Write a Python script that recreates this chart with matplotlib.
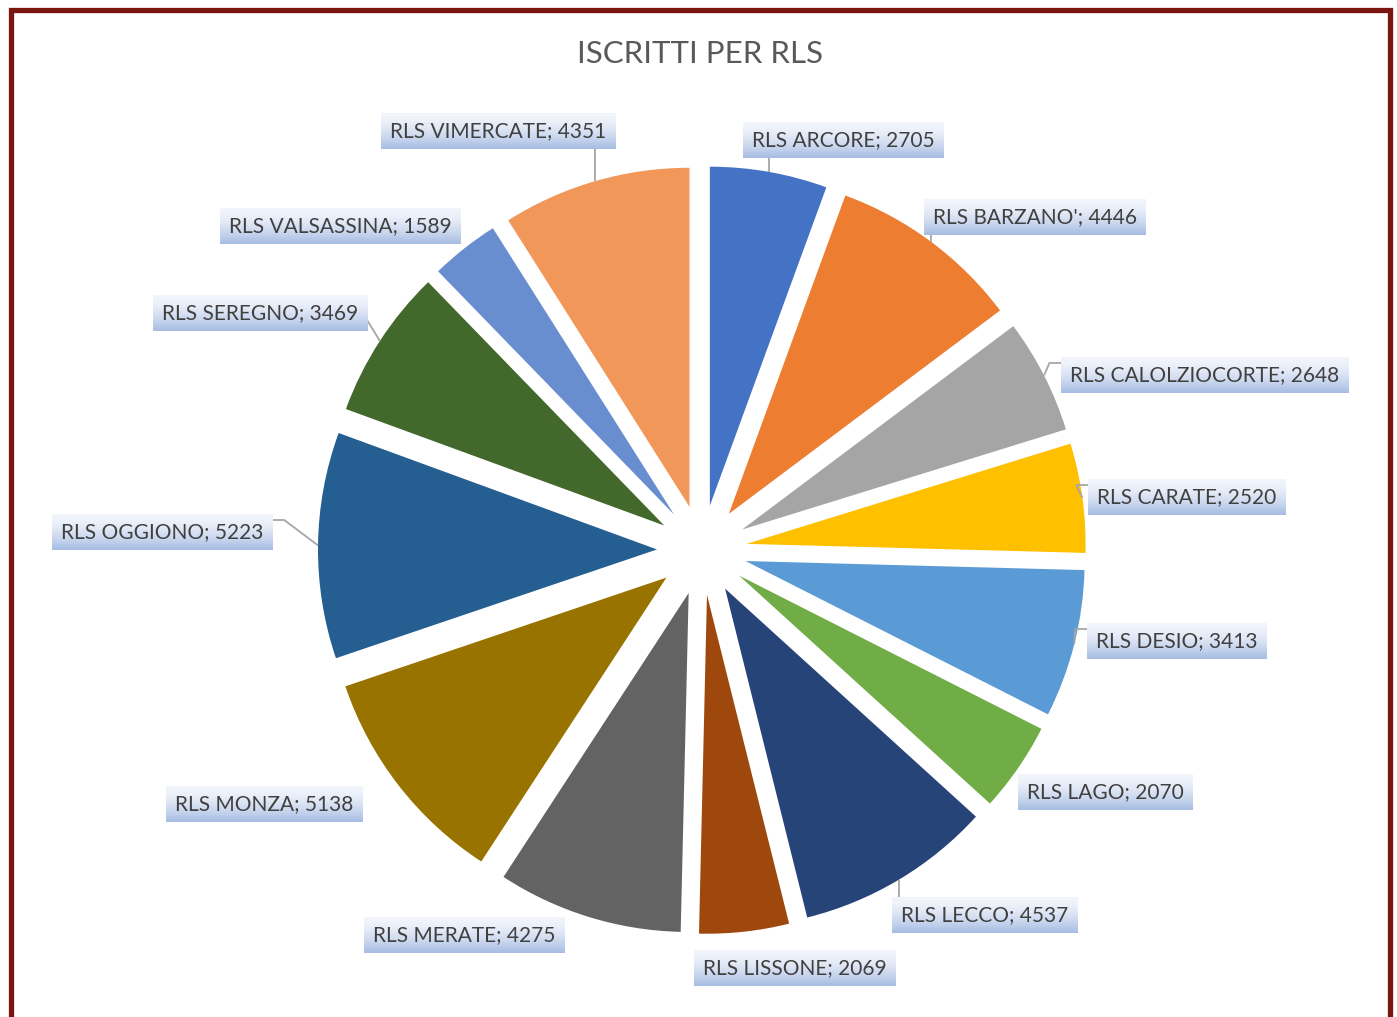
import numpy as np
import matplotlib
matplotlib.use("Agg")
import matplotlib.pyplot as plt
from matplotlib.patches import Rectangle
from matplotlib.colors import to_rgb

# ---------------- data ----------------
categories = ["RLS ARCORE", "RLS BARZANO'", "RLS CALOLZIOCORTE", "RLS CARATE",
              "RLS DESIO", "RLS LAGO", "RLS LECCO", "RLS LISSONE", "RLS MERATE",
              "RLS MONZA", "RLS OGGIONO", "RLS SEREGNO", "RLS VALSASSINA",
              "RLS VIMERCATE"]
values = [2705, 4446, 2648, 2520, 3413, 2070, 4537, 2069, 4275, 5138, 5223,
          3469, 1589, 4351]
colors = ["#4472C4", "#ED7D31", "#A5A5A5", "#FFC000", "#5B9BD5", "#70AD47",
          "#264478", "#9E480E", "#636363", "#997300", "#255E91", "#43682B",
          "#698ED0", "#F1975A"]
title = "ISCRITTI PER RLS"

# label box centres (image pixel coords, origin top-left) and leader flags
label_pos = [(843, 140), (1035, 217), (1205, 375), (1187, 497), (1177, 641),
             (1105, 792), (985, 915), (795, 968), (464, 935), (264, 804),
             (162, 532), (260, 313), (340, 226), (498, 131)]
has_leader = [True, True, True, True, True, False, True, False, False, False,
              True, True, False, True]

# ---------------- layout ----------------
W, H = 1397, 1017
CX, CY = 702, 550          # pie centre (image coords)
R = 339
EXPL = 45
FONT = "Lato"

fig = plt.figure(figsize=(W / 100, H / 100), dpi=100)
ax = fig.add_axes([0, 0, 1, 1])
ax.pie(values, colors=colors, startangle=90, counterclock=False, radius=R,
       center=(CX, H - CY), explode=[EXPL] * len(values),
       wedgeprops=dict(linewidth=0))
ax.set_xlim(0, W)
ax.set_ylim(0, H)
ax.set_aspect("equal")
ax.axis("off")

# title
ax.text(700, H - 54, title, ha="center", va="center", fontsize=22.5,
        color="#595959", family=FONT)

# labels
texts = []
for cat, v, (lx, ly) in zip(categories, values, label_pos):
    t = ax.text(lx, H - ly, f"{cat}; {v}", ha="center", va="center",
                fontsize=15, color="#404040", family=FONT, zorder=5)
    texts.append(t)

fig.canvas.draw()
renderer = fig.canvas.get_renderer()

# gradient
top_c = np.array(to_rgb("#F2F5FB"))
bot_c = np.array(to_rgb("#A6BCE3"))
n = 64
tt = np.linspace(0, 1, n) ** 1.6
grad = (top_c[None, :] * (1 - tt[:, None]) + bot_c[None, :] * tt[:, None])
grad = grad[:, None, :]

# angles for leaders
total = float(sum(values))
cum = np.cumsum([0] + values)
for i, t in enumerate(texts):
    bb = t.get_window_extent(renderer)
    lx, ly = label_pos[i]
    x0 = bb.x0 - 9
    x1 = bb.x1 + 9
    y0 = (H - ly) - 18
    y1 = (H - ly) + 18
    ax.imshow(grad, extent=(x0, x1, y0, y1), aspect="auto", zorder=4,
              interpolation="bilinear")

    if has_leader[i]:
        mid = 90 - 360.0 * (cum[i] + values[i] / 2.0) / total
        th = np.deg2rad(mid)
        ecx = CX + EXPL * np.cos(th)
        ecy = (H - CY) + EXPL * np.sin(th)
        px = ecx + R * np.cos(th)
        py = ecy + R * np.sin(th)
        if px < x0 or px > x1:
            sx = x0 if px < x0 else x1
            if py < y0:
                sy = y0 + 11
                xs = [sx, px]
                ys = [sy, py]
            else:
                sy = y1 - 6
                stub = sx - 12 if px < x0 else sx + 12
                xs = [sx, stub, px]
                ys = [sy, sy, py]
        else:
            sy = y1 if py > y1 else y0
            ax_x = min(max(px, x0 + 6), x1 - 6)
            if abs(ax_x - px) < 1:
                xs = [px, px]
                ys = [sy, py]
            else:
                xs = [ax_x + 12, ax_x, px]
                ys = [sy, sy, py]
        ax.plot(xs, ys, color="#A6A6A6", lw=1.3, zorder=3,
                solid_capstyle="butt")

ax.set_xlim(0, W)
ax.set_ylim(0, H)

# outer border (bottom edge lies outside the picture)
fig.patches.append(Rectangle((10.5 / W, -0.05), (1389.5 - 10.5) / W,
                             (H - 10.5) / H + 0.05, transform=fig.transFigure,
                             fill=False, edgecolor="#7A1610", linewidth=3.8))

fig.savefig("out.png", dpi=100)
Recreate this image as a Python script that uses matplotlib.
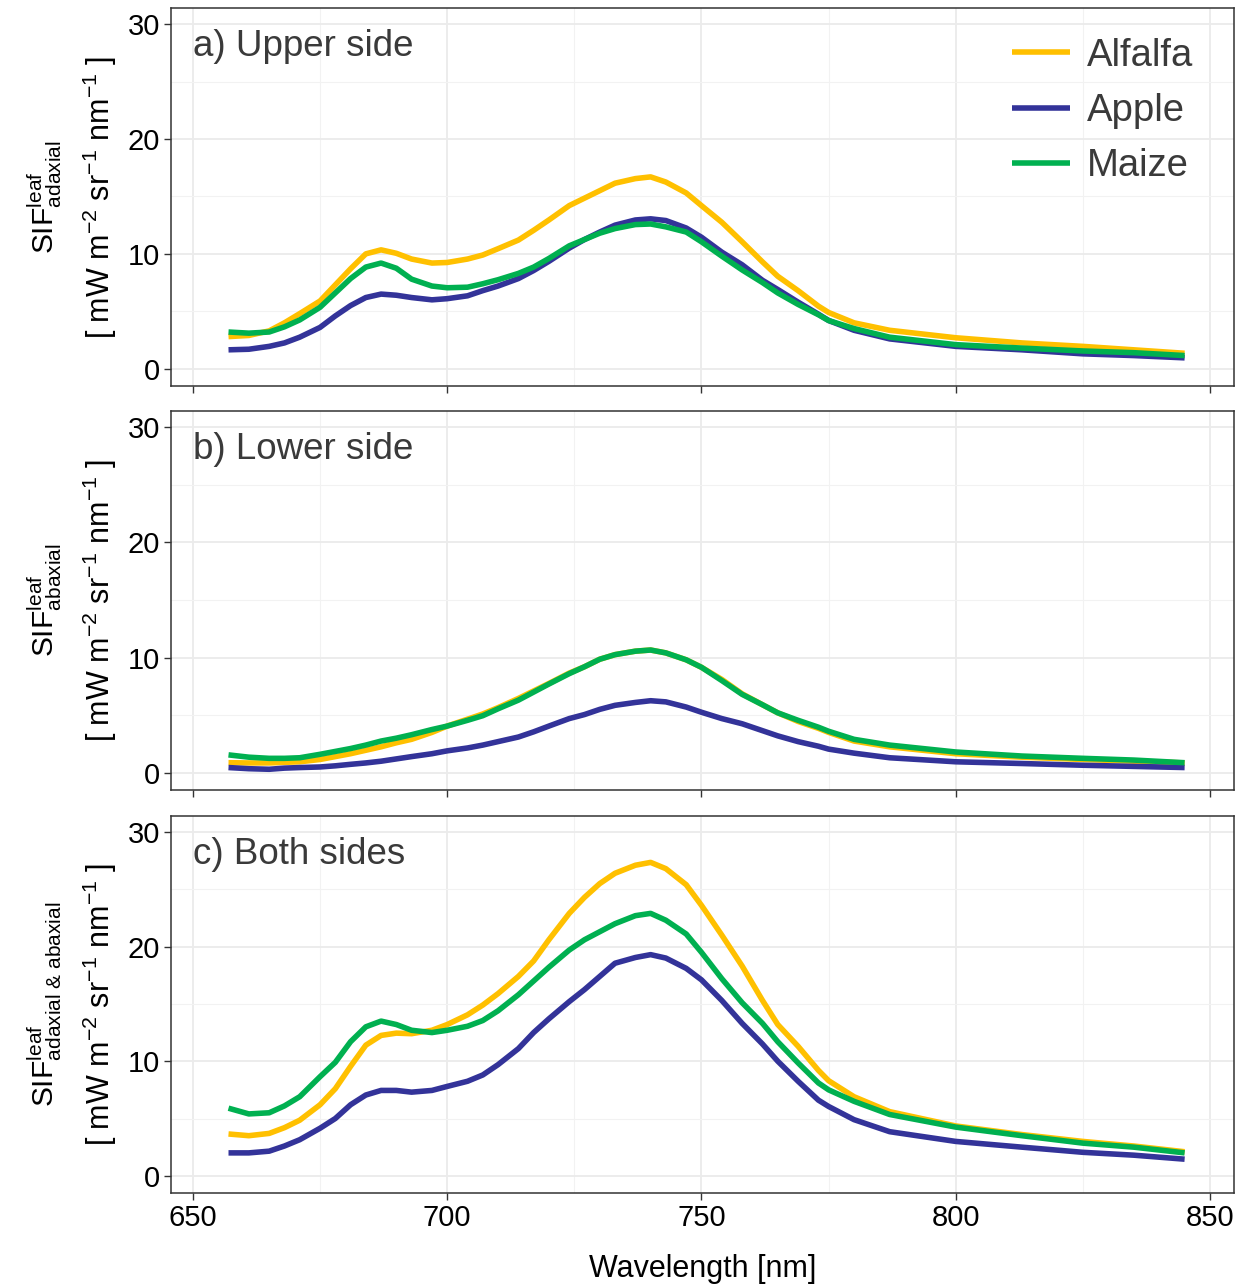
import matplotlib
matplotlib.use("Agg")
import matplotlib.pyplot as plt
from matplotlib.ticker import MultipleLocator

plt.rcParams['font.family'] = ['Liberation Sans', 'DejaVu Sans']
plt.rcParams['mathtext.fontset'] = 'custom'
plt.rcParams['mathtext.rm'] = 'Liberation Sans'
plt.rcParams['mathtext.it'] = 'Liberation Sans'

# wavelengths (nm)
wl = [657, 661, 665, 668, 671, 675, 678, 681, 684, 687, 690, 693, 697, 700, 704,
      707, 710, 714, 717, 720, 724, 727, 730, 733, 737, 740, 743, 747, 750, 754,
      758, 762, 765, 769, 773, 775, 780, 787, 800, 813, 825, 835, 845]

species = ['Alfalfa', 'Apple', 'Maize']
colors = ['#FFC000', '#333399', '#00B050']

# a) upper side (adaxial)
upper_alfalfa = [2.8, 2.9, 3.3, 4.0, 4.8, 5.9, 7.3, 8.7, 10.0, 10.35, 10.05, 9.55, 9.2, 9.25, 9.55,
                 9.9, 10.45, 11.2, 12.05, 12.95, 14.2, 14.85, 15.5, 16.15, 16.55, 16.7, 16.25, 15.3, 14.2, 12.75,
                 11.05, 9.3, 8.05, 6.8, 5.45, 4.9, 4.0, 3.35, 2.7, 2.25, 1.95, 1.65, 1.35]
upper_apple = [1.65, 1.7, 1.95, 2.25, 2.75, 3.6, 4.6, 5.5, 6.2, 6.5, 6.4, 6.2, 6.0, 6.1, 6.35,
               6.8, 7.2, 7.85, 8.55, 9.35, 10.5, 11.25, 11.9, 12.5, 12.95, 13.05, 12.9, 12.25, 11.45, 10.15,
               9.05, 7.7, 6.9, 5.8, 4.75, 4.2, 3.35, 2.6, 1.95, 1.65, 1.3, 1.15, 0.95]
upper_maize = [3.2, 3.1, 3.2, 3.65, 4.25, 5.35, 6.6, 7.85, 8.85, 9.2, 8.75, 7.8, 7.2, 7.05, 7.1,
               7.4, 7.75, 8.3, 8.85, 9.6, 10.7, 11.25, 11.8, 12.2, 12.55, 12.6, 12.35, 11.9, 11.05, 9.8,
               8.6, 7.5, 6.6, 5.6, 4.7, 4.2, 3.5, 2.75, 2.1, 1.8, 1.55, 1.4, 1.15]

# b) lower side (abaxial)
lower_alfalfa = [0.87, 0.85, 0.85, 0.9, 0.95, 1.15, 1.4, 1.65, 1.95, 2.25, 2.6, 2.9, 3.5, 4.05, 4.65,
                 5.1, 5.65, 6.45, 7.1, 7.75, 8.65, 9.2, 9.85, 10.25, 10.55, 10.65, 10.4, 9.8, 9.15, 8.1,
                 6.85, 5.9, 5.2, 4.45, 3.85, 3.5, 2.75, 2.25, 1.65, 1.35, 1.15, 1.0, 0.85]
lower_apple = [0.45, 0.35, 0.3, 0.4, 0.45, 0.5, 0.6, 0.73, 0.85, 1.0, 1.2, 1.4, 1.65, 1.9, 2.15,
               2.4, 2.7, 3.1, 3.55, 4.05, 4.7, 5.05, 5.5, 5.85, 6.1, 6.25, 6.15, 5.7, 5.25, 4.7,
               4.25, 3.65, 3.2, 2.7, 2.3, 2.05, 1.7, 1.3, 0.95, 0.8, 0.65, 0.55, 0.45]
lower_maize = [1.55, 1.35, 1.25, 1.25, 1.3, 1.6, 1.85, 2.1, 2.4, 2.75, 3.0, 3.3, 3.75, 4.05, 4.55,
               4.95, 5.55, 6.3, 7.0, 7.7, 8.6, 9.2, 9.85, 10.25, 10.55, 10.65, 10.4, 9.8, 9.15, 8.0,
               6.8, 5.9, 5.2, 4.55, 3.95, 3.6, 2.9, 2.4, 1.8, 1.45, 1.25, 1.1, 0.87]

# c) both sides
both_alfalfa = [3.65, 3.5, 3.7, 4.2, 4.85, 6.2, 7.6, 9.55, 11.4, 12.25, 12.45, 12.4, 12.7, 13.2, 14.05,
                14.9, 15.9, 17.4, 18.75, 20.6, 22.9, 24.3, 25.5, 26.4, 27.1, 27.35, 26.8, 25.4, 23.6, 21.0,
                18.3, 15.3, 13.2, 11.3, 9.2, 8.3, 6.9, 5.6, 4.35, 3.6, 3.0, 2.6, 2.1]
both_apple = [2.0, 2.0, 2.15, 2.6, 3.15, 4.15, 5.0, 6.2, 7.05, 7.45, 7.45, 7.3, 7.45, 7.8, 8.25,
              8.8, 9.7, 11.1, 12.5, 13.7, 15.2, 16.25, 17.4, 18.55, 19.05, 19.3, 19.0, 18.1, 17.1, 15.3,
              13.3, 11.5, 10.0, 8.25, 6.6, 6.05, 4.9, 3.85, 3.0, 2.5, 2.05, 1.8, 1.45]
both_maize = [5.9, 5.4, 5.5, 6.1, 6.9, 8.65, 9.9, 11.7, 13.0, 13.5, 13.2, 12.7, 12.5, 12.7, 13.05,
              13.55, 14.4, 15.8, 17.0, 18.2, 19.7, 20.6, 21.3, 22.0, 22.7, 22.9, 22.3, 21.1, 19.5, 17.2,
              15.1, 13.3, 11.7, 9.85, 8.1, 7.5, 6.5, 5.35, 4.25, 3.5, 2.85, 2.5, 2.0]

panels = [
    ('a) Upper side', r'$\mathrm{SIF}^{\mathrm{leaf}}_{\mathrm{adaxial}}$',
     [upper_alfalfa, upper_apple, upper_maize]),
    ('b) Lower side', r'$\mathrm{SIF}^{\mathrm{leaf}}_{\mathrm{abaxial}}$',
     [lower_alfalfa, lower_apple, lower_maize]),
    ('c) Both sides', r'$\mathrm{SIF}^{\mathrm{leaf}}_{\mathrm{adaxial\ &\ abaxial}}$',
     [both_alfalfa, both_apple, both_maize]),
]
unit_label = r'[ mW m$^{-2}$ sr$^{-1}$ nm$^{-1}$ ]'

fig = plt.figure(figsize=(12.53, 12.85), dpi=100)
boxes = [(0.1365, 0.6996, 0.8483, 0.2942),
         (0.1365, 0.3852, 0.8483, 0.2950),
         (0.1365, 0.0716, 0.8483, 0.2934)]

for i, (title, ylab, series) in enumerate(panels):
    ax = fig.add_axes(boxes[i])
    ax.set_axisbelow(True)
    ax.xaxis.set_major_locator(MultipleLocator(50))
    ax.xaxis.set_minor_locator(MultipleLocator(25))
    ax.yaxis.set_major_locator(MultipleLocator(10))
    ax.yaxis.set_minor_locator(MultipleLocator(5))
    ax.grid(which='major', color='#ebebeb', linewidth=1.3)
    ax.grid(which='minor', color='#f2f2f2', linewidth=0.8)
    for name, col, vals in zip(species, colors, series):
        ax.plot(wl, vals, color=col, linewidth=4.0, label=name, solid_capstyle='butt')
    ax.set_xlim(645.7, 854.7)
    ax.set_ylim(-1.5, 31.4)
    for s in ax.spines.values():
        s.set_color('#333333')
        s.set_linewidth(1.1)
    ax.tick_params(which='major', length=5, width=1.0, color='#333333', labelsize=21,
                   labelcolor='black', pad=3)
    ax.tick_params(which='minor', length=0)
    if i < 2:
        ax.tick_params(axis='x', labelbottom=False)
    ax.text(0.0207, 0.897, title, transform=ax.transAxes, fontsize=26.5,
            color='#3a3a3a', va='center', ha='left')
    if i == 0:
        ax.legend(loc='upper right', bbox_to_anchor=(0.994, 1.012), frameon=False,
                  fontsize=27.5, handlelength=1.5, handletextpad=0.45,
                  labelspacing=0.5, labelcolor='#3a3a3a')
    if i == 2:
        ax.set_xlabel('Wavelength [nm]', fontsize=22, labelpad=16)
    yc = boxes[i][1] + boxes[i][3] / 2
    fig.text(0.036, yc, ylab, rotation=90, fontsize=21.5, ha='center', va='center')
    fig.text(0.080, yc, unit_label, rotation=90, fontsize=22, ha='center', va='center')

fig.savefig('out.png', dpi=100)
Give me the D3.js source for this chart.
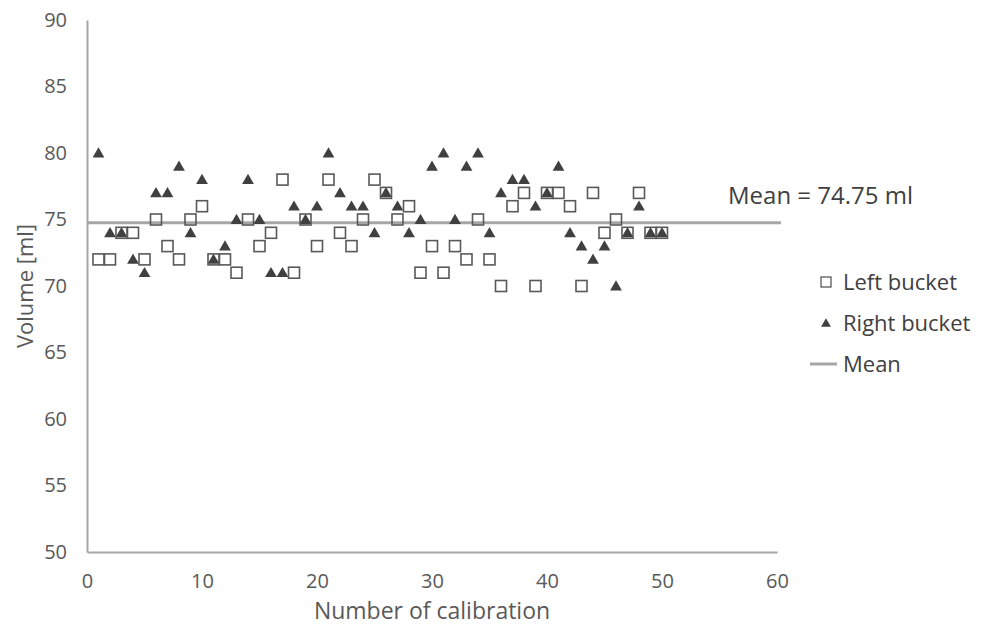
---------------
→ **What is expected**
List the lines of the records where "script" occurs.

→ **Task solution**
Write a Python script that recreates this chart with matplotlib.
Recreate this image as a Python script that uses matplotlib.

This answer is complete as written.